Looking forward to your feedback as you try it out.
You can't please everybody, as if they listen or not to users people still complain. If both are making effort to improve themselves though, the community has only to benefit from this competitiveness.
Doing image classification, object localization, and homography (given an input image, which of my known template images is matches it and in what orientation).
There's a lot of work being done on this specific part. If you have a standard RNN architecture you want to run, you can probably use the cudnn code in tf.contrib.cudnn to get a super fast implementation.
There is some performance work that needs to be done on properly caching weights between time steps of an RNN if you use a tf.nn.RNNCell. Currently if you want to implement a custom architecture, or a seq2seq decoder, or an RL agent, this is the API you would want to use. Several of the eager benchmarks are based on this API; so that performance will only improve.
I'm hopeful that for the next major release, we'll also have support for eager in tf.contrib.seq2seq.
Eager is actually not as innocent as "open-source projects borrowing the best parts from each other", as some commenters here suggest.
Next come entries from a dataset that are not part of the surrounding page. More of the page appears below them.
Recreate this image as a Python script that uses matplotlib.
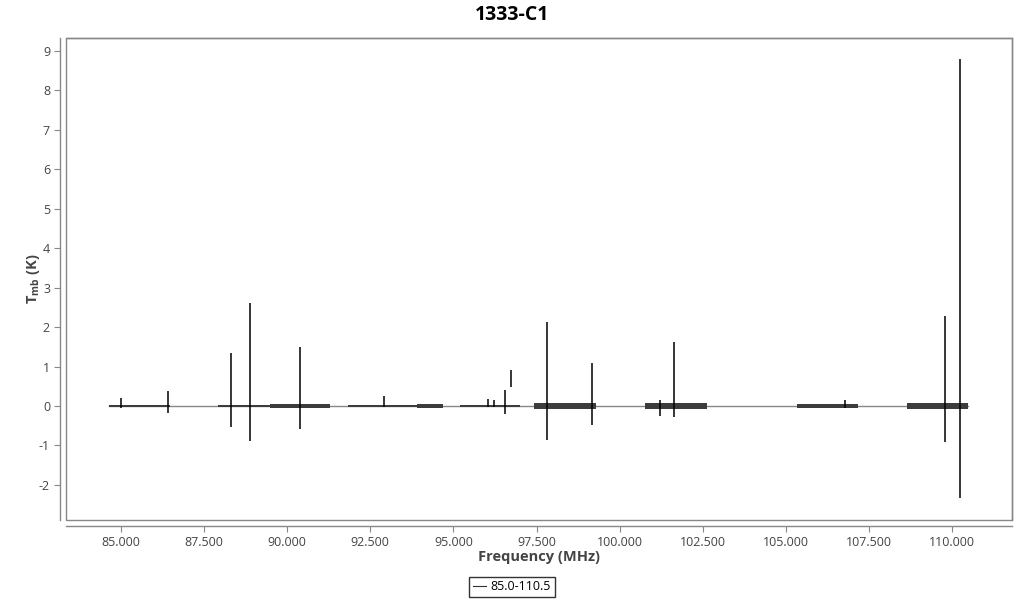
import matplotlib
matplotlib.use("Agg")
import matplotlib.pyplot as plt
from matplotlib.patches import Rectangle
import numpy as np

plt.rcParams['font.family'] = ['Open Sans', 'DejaVu Sans']
plt.rcParams['mathtext.fontset'] = 'custom'
plt.rcParams['mathtext.rm'] = 'Open Sans'
plt.rcParams['mathtext.bf'] = 'Open Sans:bold'
plt.rcParams['axes.unicode_minus'] = False

# ---- data ----
title = "1333-C1"
series_name = "85.0-110.5"

# noise bands of the spectrum segments: start, end (MHz), half-width (K)
band_start = [84.64, 87.92, 89.50, 91.83, 93.90, 95.20, 97.42, 100.76, 105.34, 108.65]
band_end   = [86.47, 89.50, 91.29, 93.90, 94.69, 97.00, 99.29, 102.63, 107.17, 110.48]
band_noise = [0.03, 0.03, 0.05, 0.015, 0.04, 0.02, 0.08, 0.08, 0.04, 0.07]

# lines: frequency (MHz), peak (K), trough (K)
line_freq   = [84.99, 86.42, 88.31, 88.88, 90.38, 92.92, 96.05, 96.23, 96.55,
               97.83, 99.16, 101.20, 101.62, 106.78, 109.79, 110.24]
line_peak   = [0.20, 0.38, 1.35, 2.62, 1.49, 0.25, 0.18, 0.15, 0.41,
               2.12, 1.08, 0.15, 1.62, 0.15, 2.28, 8.81]
line_trough = [-0.05, -0.18, -0.52, -0.88, -0.58, -0.03, -0.03, -0.03, -0.19,
               -0.85, -0.48, -0.25, -0.27, -0.04, -0.91, -2.33]

# isolated piece of a line (MHz, low K, high K)
piece_freq = [96.73]
piece_low  = [0.48]
piece_high = [0.91]

x_ticks = [85, 87.5, 90, 92.5, 95, 97.5, 100, 102.5, 105, 107.5, 110]
y_ticks = list(range(-2, 10))

# ---- figure ----
fig = plt.figure(figsize=(10.24, 6.0), dpi=100)
ax = fig.add_axes([66/1024, 1-520/600, (1012-66)/1024, (520-38)/600])

gray = '#888888'
# baseline connecting the segments
ax.plot([band_start[0], band_end[-1]], [0, 0], color=gray, lw=1.0, zorder=2)

# noise bands
for s, e, n in zip(band_start, band_end, band_noise):
    ax.fill_between([s, e], [-n, -n], [n, n], color='#3c3c3c', lw=0, zorder=3)

# spectral lines
ax.vlines(line_freq, line_trough, line_peak, color='black', lw=1.1, zorder=4)
ax.vlines(piece_freq, piece_low, piece_high, color='black', lw=1.1, zorder=4)

# legend handle
ax.plot([], [], color='#333333', lw=0.8, label=series_name)

ax.set_xlim(83.35, 111.8)
ax.set_ylim(-2.89, 9.33)
ax.set_xticks(x_ticks)
ax.set_xticklabels([f"{v:.3f}" for v in x_ticks])
ax.set_yticks(y_ticks)

for side in ['top', 'right']:
    ax.spines[side].set_color(gray)
    ax.spines[side].set_linewidth(1.0)
for side in ['left', 'bottom']:
    ax.spines[side].set_color(gray)
    ax.spines[side].set_position(('outward', 4))
    ax.spines[side].set_linewidth(1.0)
# inner box edges
ax.add_patch(Rectangle((0, 0), 1, 1, transform=ax.transAxes, fill=False,
                       edgecolor=gray, lw=1.0, clip_on=False, zorder=1))

ax.tick_params(axis='both', colors=gray, labelcolor='#444444', labelsize=9,
               length=4, width=0.8)

ax.set_xlabel("Frequency (MHz)", fontsize=10.5, fontweight='bold', color='#444444')
ax.set_ylabel(r"$\mathbf{T_{mb}}$ (K)", fontsize=10.5, fontweight='bold', color='#444444')
ax.xaxis.set_label_coords(0.5, (520-557)/482, transform=ax.transAxes)
ax.yaxis.set_label_coords((33-66)/946, 0.5, transform=ax.transAxes)
ax.xaxis.label.set_va('center')
ax.yaxis.label.set_va('center')

fig.text(0.5, 1-15/600, title, ha='center', va='center', fontsize=14, fontweight='bold', color='black')

leg = fig.legend(loc='center', bbox_to_anchor=(512/1024, 1-587/600), frameon=True,
                 fontsize=9, handlelength=1.0, handletextpad=0.4, borderpad=0.3,
                 fancybox=False)
leg.get_frame().set_edgecolor('black')
leg.get_frame().set_linewidth(1.0)

fig.savefig("out.png", dpi=100)
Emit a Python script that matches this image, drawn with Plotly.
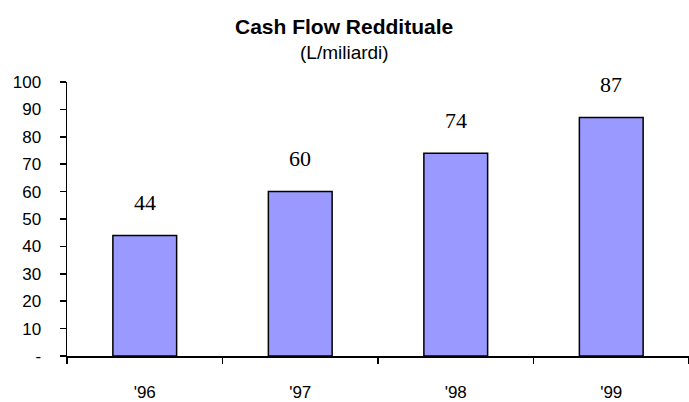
import plotly.graph_objects as go

categories = ["'96", "'97", "'98", "'99"]
values = [44, 60, 74, 87]
y_tickvals = [0, 10, 20, 30, 40, 50, 60, 70, 80, 90, 100]
y_ticktext = ["-", "10", "20", "30", "40", "50", "60", "70", "80", "90", "100"]

fig = go.Figure()
fig.add_trace(go.Bar(
    x=categories, y=values, width=0.41,
    marker=dict(color="#9999FF", line=dict(color="black", width=1.5)),
    hoverinfo="skip",
))

for c, v in zip(categories, values):
    fig.add_annotation(x=c, y=v, text=str(v), showarrow=False, yshift=33,
                       yanchor="middle",
                       font=dict(family="Liberation Serif", size=22, color="black"))

cx = (344 - 67) / 622
fig.add_annotation(xref="paper", yref="paper", x=cx, y=1, yshift=56, yanchor="middle",
                   text="<b>Cash Flow Reddituale</b>", showarrow=False,
                   font=dict(family="Liberation Sans", size=21, color="black"))
fig.add_annotation(xref="paper", yref="paper", x=cx, y=1, yshift=30, yanchor="middle",
                   text="(L/miliardi)", showarrow=False,
                   font=dict(family="Liberation Sans", size=19, color="black"))

fig.update_layout(
    width=689, height=402,
    margin=dict(l=67, r=0, t=82, b=44),
    paper_bgcolor="white", plot_bgcolor="white",
    showlegend=False, bargap=0,
)
fig.update_xaxes(
    type="category", range=[-0.5, 3.5], tickson="boundaries",
    ticks="outside", ticklen=6, tickwidth=1.5, tickcolor="black",
    showline=True, linecolor="black", linewidth=1.5,
    showgrid=False, zeroline=False, ticklabelstandoff=20,
    tickfont=dict(family="Liberation Sans", size=17, color="black"),
)
fig.update_yaxes(
    range=[0, 100], tickvals=y_tickvals, ticktext=y_ticktext,
    ticks="outside", ticklen=6, tickwidth=1.5, tickcolor="black",
    showline=True, linecolor="black", linewidth=1.5,
    showgrid=False, zeroline=False, ticklabelstandoff=15,
    tickfont=dict(family="Liberation Sans", size=17, color="black"),
)

fig.write_html("out.html", config={"displayModeBar": False, "staticPlot": True})
with open("out.html", "r", encoding="utf-8") as f:
    html = f.read()
html = html.replace("<body>", '<body style="margin:0;padding:0;">', 1)
with open("out.html", "w", encoding="utf-8") as f:
    f.write(html)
Google is attempting to dominate the machine-learning API and the Python ecosystem for scientific computing.
The company that controls the API influences which apps are built on it and how. Think about how Google bundled Android services on top of Android, and how that posed an existential threat to other companies. That's what's coming for TensorFlow. Many developers are too naive to realize it, or too short-sighted to care.
I wouldn't compare a permissively licensed library to Android services at all.
I didn't compare Tensorflow to Android services. I said that Tensorflow would serve as the basis of a service bundle, much like Android did. Let's come back in a couple years and I'll tell you I told you so.
It has to be consistent and there has to be one way to do it.
I personally have a 10 message thread with Google cloud support on exporting a Cloud trained model to tensorflow and nobody could figure it out [Case #13619720].
In fact if you dig up the case, then even official support told me that savedmodel needs some freezing using bazel otherwise it doesn't work.
The github page and stackoverflow are full of these. If you can, please take the message to the other side :(
I don't think the cloud guys (where training will happen in distributed mode) talk to the android guys (where models will be used after quantization). There is a huge serialization problem that all of us are currently struggling with.